Ah. No change machines because they do it in person.
Another woman was in front of me, talking to the employee with the change bag. She was quite chatty and did not seem in any hurry (which was probably the truth—and anyway, it wasn’t her fault my day was a bit of a shambles). The employee with me shifted impatiently a few times, glanced at the clock, then nudged me around the woman and toward the stairs. “Go!”
“But I don’t have a ticket.”
“The train leaves in four minutes!”
“I don’t have a ticket!”
“Get a ticket on the train. Go!”
So I clattered down the stairs, the LPSoW thumping along behind, and scurried across the platform. I got on the train and just stood there by the conductor, without a ticket. (Honestly, I didn’t know things worked this way. I sort of expected to be kicked right back off again, given the way my trip had been going to this point). Fortunately this was not the case—the conductor (once he had finished frowning at whatever paperwork two young men were trying to use to board) assured me that it was possible for me to buy a ticket, then turned and walked off.

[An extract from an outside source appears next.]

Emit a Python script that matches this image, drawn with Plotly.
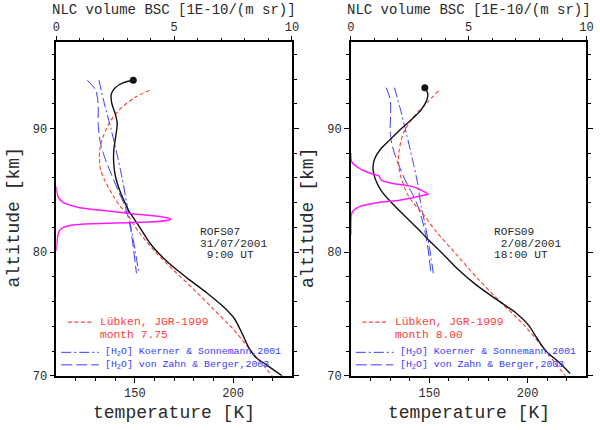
import plotly.graph_objects as go

# ---------------- data ----------------
alt_obs_07 = [93.9, 93.7, 93.3, 92.8, 92.0, 91.2, 90.4, 89.4, 88.3, 87.3, 86.2, 84.9, 83.7, 83.4,
              82.2, 80.6, 79.2, 77.9, 76.7, 75.6, 74.6, 73.3, 72.2, 71.5, 71.0, 70.5, 70.0]
T_obs_07 = [149.2, 144.2, 140.0, 138.0, 138.3, 140.0, 141.0, 140.3, 139.3, 139.2, 140.0, 142.5, 145.8, 146.7,
            151.7, 158.3, 166.7, 176.7, 186.7, 195.0, 200.8, 205.0, 208.3, 211.5, 216.0, 220.5, 225.0]
alt_lub_07 = [93.1, 92.5, 91.7, 90.6, 89.1, 88.1, 86.7, 85.7, 84.5, 83.7, 83.3, 81.7, 80.1, 78.5,
              77.0, 75.4, 73.8, 72.2, 70.0]
T_lub_07 = [157.5, 150.0, 143.3, 137.5, 133.3, 132.0, 132.5, 135.0, 139.2, 142.5, 145.0, 151.7, 160.0, 170.0,
            180.0, 190.0, 200.0, 208.3, 220.0]
alt_ks_07 = [93.9, 92.0, 90.0, 88.0, 86.0, 84.0, 82.0, 80.0, 78.3]
T_ks_07 = [131.7, 134.5, 137.8, 140.8, 143.5, 145.8, 148.0, 150.3, 152.0]
alt_vzb_07 = [93.9, 93.1, 92.0, 90.4, 88.8, 87.5, 86.2, 84.9, 83.7, 82.2, 80.4, 78.3]
T_vzb_07 = [125.8, 130.0, 131.3, 131.3, 132.5, 135.0, 138.3, 141.7, 145.0, 147.5, 149.2, 150.8]
alt_bsc_07 = [85.3, 84.8, 84.4, 84.0, 83.8, 83.6, 83.45, 83.3, 83.15, 83.0, 82.85, 82.7, 82.6, 82.5,
              82.42, 82.35, 82.3, 82.2, 82.0, 81.7, 81.2, 80.6, 80.1]
bsc_07 = [0.0, 0.03, 0.1, 0.3, 0.6, 1.0, 1.6, 2.3, 3.0, 3.8, 4.5, 4.85, 4.8, 4.4,
          3.6, 2.5, 1.5, 0.7, 0.3, 0.12, 0.05, 0.02, 0.0]

alt_obs_09 = [93.3, 92.8, 92.3, 91.5, 90.7, 90.0, 89.1, 88.3, 87.5, 86.7, 85.9, 84.9, 84.0, 83.0,
              82.0, 81.0, 80.0, 78.7, 77.4, 76.2, 75.1, 74.1, 73.0, 72.0, 71.1, 70.2]
T_obs_09 = [147.7, 149.2, 148.7, 145.8, 140.8, 135.8, 130.0, 125.0, 122.0, 121.3, 122.5, 125.8, 130.8, 137.0,
            143.5, 149.5, 156.0, 164.0, 173.5, 184.0, 194.0, 200.5, 205.0, 209.5, 216.0, 221.7]
alt_lub_09 = [93.05, 92.0, 90.9, 89.6, 88.3, 87.3, 85.9, 84.6, 83.7, 83.3, 81.7, 79.9, 77.8, 75.9,
              74.1, 72.2, 70.0]
T_lub_09 = [154.7, 148.3, 141.7, 136.7, 134.7, 134.2, 135.8, 139.2, 143.3, 145.8, 153.3, 163.3, 175.0, 186.7,
            198.3, 208.3, 219.2]
alt_ks_09 = [93.3, 91.7, 89.6, 87.3, 85.4, 83.7, 82.5, 80.4, 78.3]
T_ks_09 = [132.2, 135.0, 138.3, 141.7, 144.2, 145.8, 147.5, 150.0, 152.0]
alt_vzb_09 = [93.3, 92.4, 91.2, 89.9, 88.8, 87.5, 85.9, 84.6, 83.7, 82.2, 80.4, 78.3]
T_vzb_09 = [128.0, 130.0, 130.3, 130.0, 130.8, 133.3, 137.5, 141.7, 144.2, 147.0, 149.2, 150.8]
alt_bsc_09 = [88.0, 87.4, 87.1, 86.8, 86.6, 86.3, 86.2, 86.0, 85.8, 85.55, 85.3, 85.0, 84.8, 84.7,
              84.6, 84.4, 84.2, 84.0, 83.7, 83.5, 83.3, 83.0, 82.5, 81.4]
bsc_09 = [0.0, 0.02, 0.13, 0.35, 0.54, 0.96, 1.17, 1.25, 1.31, 1.79, 2.63, 3.0, 3.2, 3.29,
          3.11, 2.6, 2.07, 1.1, 0.4, 0.2, 0.08, 0.02, 0.0, 0.0]

# tick positions
T_major = [150, 200]
T_minor = [120, 130, 140, 160, 170, 180, 190, 210, 220]
bsc_major = [0, 5, 10]
bsc_minor = [1, 2, 3, 4, 6, 7, 8, 9]
alt_major = [70, 80, 90]
alt_minor = [72, 74, 76, 78, 82, 84, 86, 88, 92, 94, 96]

station_lines_07 = ["ROFS07", "31/07/2001", "\u00a09:00 UT"]
station_lines_09 = ["ROFS09", "\u00a02/08/2001", "18:00 UT"]
month_07 = "month 7.75"
month_09 = "month 8.00"

T_range = [110, 230]
alt_range = [70, 97]
bsc_range = [0, 10]

FONT = "Liberation Mono"
RED = "#ff3b3b"
BLUE = "#3a3aff"
MAG = "#ff1aff"
BLACK = "#111111"
TXT = "#2a2a2a"

fig = go.Figure()

panels = [
    dict(xT="x", xB="x2", y="y", domain=[53.3 / 600, 293.3 / 600],
         obs=(T_obs_07, alt_obs_07), lub=(T_lub_07, alt_lub_07), ks=(T_ks_07, alt_ks_07),
         vzb=(T_vzb_07, alt_vzb_07), bsc=(bsc_07, alt_bsc_07), lines=station_lines_07, month=month_07),
    dict(xT="x3", xB="x4", y="y2", domain=[353.3 / 600, 593.3 / 600],
         obs=(T_obs_09, alt_obs_09), lub=(T_lub_09, alt_lub_09), ks=(T_ks_09, alt_ks_09),
         vzb=(T_vzb_09, alt_vzb_09), bsc=(bsc_09, alt_bsc_09), lines=station_lines_09, month=month_09),
]

ydom = [(430 - 383.0) / 430, (430 - 42.7) / 430]

annotations = []
shapes = []

for p in panels:
    xT, xB, y = p["xT"], p["xB"], p["y"]
    fig.add_trace(go.Scatter(x=p["vzb"][0], y=p["vzb"][1], mode="lines", xaxis=xT, yaxis=y,
                             line=dict(color=BLUE, width=1, dash="11px,4px", shape="spline", smoothing=0.8),
                             showlegend=False))
    fig.add_trace(go.Scatter(x=p["ks"][0], y=p["ks"][1], mode="lines", xaxis=xT, yaxis=y,
                             line=dict(color=BLUE, width=1, dash="10px,3px,2px,3px", shape="spline", smoothing=0.8),
                             showlegend=False))
    fig.add_trace(go.Scatter(x=p["lub"][0], y=p["lub"][1], mode="lines", xaxis=xT, yaxis=y,
                             line=dict(color=RED, width=1.1, dash="4px,2.5px", shape="spline", smoothing=0.8),
                             showlegend=False))
    fig.add_trace(go.Scatter(x=p["bsc"][0], y=p["bsc"][1], mode="lines", xaxis=xB, yaxis=y,
                             line=dict(color=MAG, width=1.5, shape="spline", smoothing=0.6),
                             showlegend=False))
    fig.add_trace(go.Scatter(x=p["obs"][0], y=p["obs"][1], mode="lines", xaxis=xT, yaxis=y,
                             line=dict(color=BLACK, width=1.4, shape="spline", smoothing=0.8),
                             showlegend=False))
    fig.add_trace(go.Scatter(x=p["obs"][0][:1], y=p["obs"][1][:1], mode="markers", xaxis=xT, yaxis=y,
                             marker=dict(color=BLACK, size=7), showlegend=False))

    xd = xT + " domain"
    yd = y + " domain"
    for txt, yy in zip(p["lines"], [0.4299, 0.3947, 0.3614]):
        annotations.append(dict(text=txt, xref=xd, yref=yd, x=0.60, y=yy, xanchor="left",
                                yanchor="middle", showarrow=False,
                                font=dict(family=FONT, size=11.2, color=TXT)))
    shapes.append(dict(type="line", xref=xd, yref=yd, x0=0.049, x1=0.153, y0=0.161, y1=0.161,
                       line=dict(color=RED, width=1.1, dash="4px,2.5px")))
    shapes.append(dict(type="line", xref=xd, yref=yd, x0=0.021, x1=0.181, y0=0.0705, y1=0.0705,
                       line=dict(color=BLUE, width=1, dash="10px,3px,2px,3px")))
    shapes.append(dict(type="line", xref=xd, yref=yd, x0=0.021, x1=0.181, y0=0.033, y1=0.033,
                       line=dict(color=BLUE, width=1, dash="11px,4px")))
    annotations += [
        dict(text="Lübken, JGR-1999", xref=xd, yref=yd, x=0.178, y=0.161, xanchor="left", yanchor="middle",
             showarrow=False, font=dict(family=FONT, size=11.3, color=RED)),
        dict(text=p["month"], xref=xd, yref=yd, x=0.178, y=0.1234, xanchor="left", yanchor="middle",
             showarrow=False, font=dict(family=FONT, size=11.3, color=RED)),
        dict(text="[H<sub>2</sub>O] Koerner & Sonnemann,2001", xref=xd, yref=yd, x=0.199, y=0.0705,
             xanchor="left", yanchor="middle", showarrow=False, font=dict(family=FONT, size=9.9, color=BLUE)),
        dict(text="[H<sub>2</sub>O] von Zahn & Berger,2003", xref=xd, yref=yd, x=0.199, y=0.033,
             xanchor="left", yanchor="middle", showarrow=False, font=dict(family=FONT, size=9.9, color=BLUE)),
        dict(text="NLC volume BSC [1E-10/(m sr)]", xref=xd, yref="paper", x=0.5, y=(430 - 10.5) / 430,
             xanchor="center", yanchor="middle", showarrow=False, font=dict(family=FONT, size=14, color=TXT)),
        dict(text="temperature [K]", xref=xd, yref="paper", x=0.5, y=(430 - 420.5) / 430,
             xanchor="center", yanchor="middle", showarrow=False, font=dict(family=FONT, size=18, color=TXT)),
        dict(text="altitude [km]", xref=xd, yref="paper", x=-43.5 / 240, y=(430 - 222) / 430,
             xanchor="center", yanchor="middle", textangle=-90, showarrow=False,
             font=dict(family=FONT, size=18, color=TXT)),
    ]

tickfont = dict(family=FONT, size=12, color=TXT)
base = dict(showgrid=False, zeroline=False, showline=True, linecolor="black", linewidth=1.5,
            ticks="outside", ticklen=5, tickwidth=1.3, tickcolor="black", tickfont=tickfont)

def minor(vals):
    return dict(ticks="outside", ticklen=3, tickwidth=1.1, tickcolor="black", tickvals=vals)

def T_axis(anchor, domain):
    return dict(base, range=T_range, domain=domain, anchor=anchor, side="bottom",
                tickvals=T_major, minor=minor(T_minor))

def B_axis(anchor, overlay):
    return dict(base, range=bsc_range, anchor=anchor, overlaying=overlay, side="top",
                tickvals=bsc_major, ticklen=4, minor=dict(minor(bsc_minor), ticklen=2))

def A_axis(anchor):
    return dict(base, range=alt_range, domain=ydom, anchor=anchor, mirror="ticks",
                tickvals=alt_major, minor=minor(alt_minor))

fig.update_layout(
    width=600, height=430,
    margin=dict(l=0, r=0, t=0, b=0),
    paper_bgcolor="white", plot_bgcolor="white",
    xaxis=T_axis("y", panels[0]["domain"]),
    xaxis2=B_axis("y", "x"),
    yaxis=A_axis("x"),
    xaxis3=T_axis("y2", panels[1]["domain"]),
    xaxis4=B_axis("y2", "x3"),
    yaxis2=A_axis("x3"),
    annotations=annotations,
    shapes=shapes,
    font=dict(family=FONT, color=TXT),
)

fig.write_html("out.html")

I wasn’t sure if I was supposed to follow him, but he didn’t seem to be waiting for me so I found a seat instead. I wrangled the LPSoW out of the aisle, flopped down, and took a deep breath for the first time in hours. It was a beautiful ride and the train was mostly empty and quiet, which allowed me to regroup and calm down. Eventually the conductor came for my money, and though we couldn’t really understand each other (my nonexistent French strikes again) we had a very friendly exchange. Honestly, the train was the best portion of my journey, for all the trouble I had getting onto it.
I had thought I might just take a taxi from Tarbes to Lourdes (figuring out yet another form of public transportation seemed like almost too much), but there were no taxis anywhere in evidence outside the train station . I wasn’t sure where to find the bus, but two young French women heard me on the phone with my mom (it was nearly 11 pm by this point, and my dad had finally gone to bed) and came right over, saying they spoke English and could they help. They didn’t know exactly where the bus was either (it turned out to be right around the corner, just out of view), but together we found it. Another young man on the bus offered to translate so I could pay—but fortunately the amount appeared on a screen. I handed over my money and we were off.
Again, I thank God for the help of so many gracious French citizens. I would have been lost (very, very literally) without them.
Twenty minutes later we arrived in Lourdes, were I did find a couple of taxis at the bus stop. Yay! I gave the driver the name of my hotel—and he knew right where it was. Yay, oh yay. We sped through the nighttime streets, pulled up five minutes later … and there was my smiling mother, waiting at the hotel door (and laughing at me, just a little). Glory be.
I guess it was a little funny, once it was all over.